Proteogenomics fasta file generation w CustomProDB

Hi,

I’m new to Galaxy and trying to create a FASTA file from transcriptomics data. However, I’m encountering an error when using CustomProDB:

“This job has terminated because it used more memory than it was allocated. Please click the bug icon to report this problem if you need help.”

You can view my history here: Galaxy

I would greatly appreciate any help.

Welcome, @Odysseus_1

This error message usually means that there is a data or parameter problem to resolve. It can happen with any tool. In short, the requested analysis completely overwhelmed the underlying tool and it quit out without more details.

Thanks for sharing your history, I’m reviewing right now, and let us know if you solved this already! More soon. :slight_smile:

Hello @Odysseus_1

The root problem is that the simplified processing in the tutorial you are following doesn’t include all of the steps needed for working with read data. It will be fine to show you the basic outline of steps using the tutorial example data, but with full sized data, you’ll need to do a bit more or there will be a lot of noise in the data that this tool doesn’t understand how to handle.

For read QA see this tutorial, or you can use a workflow that applies the same manipulations but for batch data (one or more pairs in a collection).

  • Hands-on: Quality Control / Quality Control / Sequence analysis

  • Go to Workflows → Public workflows and search with the keyword quality. You can run this directly without even importing it, and input the paired end collection output from the NCBI Faster tool that you already have. One pair or 100 pairs, this will all work fine.

  • The output will be some reports about your data, then the trimmed reads ready to use with BWA-MEM. These may look great, then you are ready for the next step. In your case that is mapping the reads.

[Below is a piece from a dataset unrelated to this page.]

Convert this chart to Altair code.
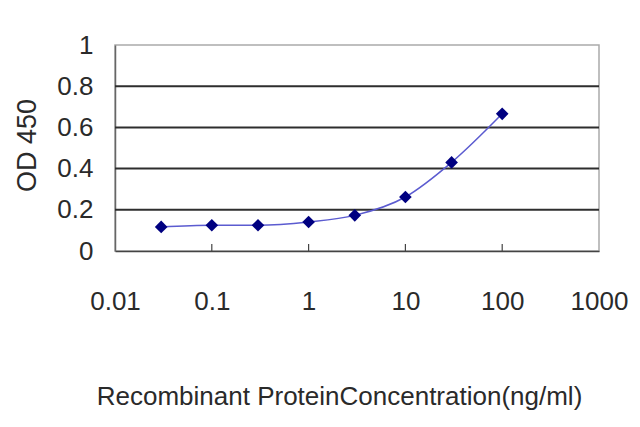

  • If the reports do not look good, then import the workflow, add more filters to Cutadapt, save, rerun until you do like the results!

For mapping and variant calling, you can follow steps in this tutorial. Make adjustment for the target database you are using, and your single input.


Tool Parameters

Input Parameter Value
BAM dataset(s) to filter MyBam.bam
Select BAM property to filter on isProperPair
Select properly paired reads true
Select BAM property to filter on isPrimaryAlignment
Select BAM records for primary alignments true
Select BAM property to filter on mapQuality
Filter on read mapping quality (phred scale) >=20
Would you like to set rules? true
Enter rules here Not available.


Finally, now that you have some mapping results and variant calls that have been created from sequences with a bit of polishing, with the BAM filtered in a scientifically appropriate way, the variant calls derived from that BAM will have a much more meaningful result that the CustomProDB tool should be able to process.

Please give this a try and let us know if it actually helps or if you need more help. :slight_smile:

I’m running a test with your original HISAT2 bam file through some of those modified steps. That will take some time to run, plus you can see what I did it happens to turn out Ok! HISAT2 is a fine choice, or you can try with BWA-MEM instead.

Then I have another test using the tutorial for the tool as the baseline. The sample data processes fine through those steps. This is because the initial reads were cleaned up a bit to make the flow easier.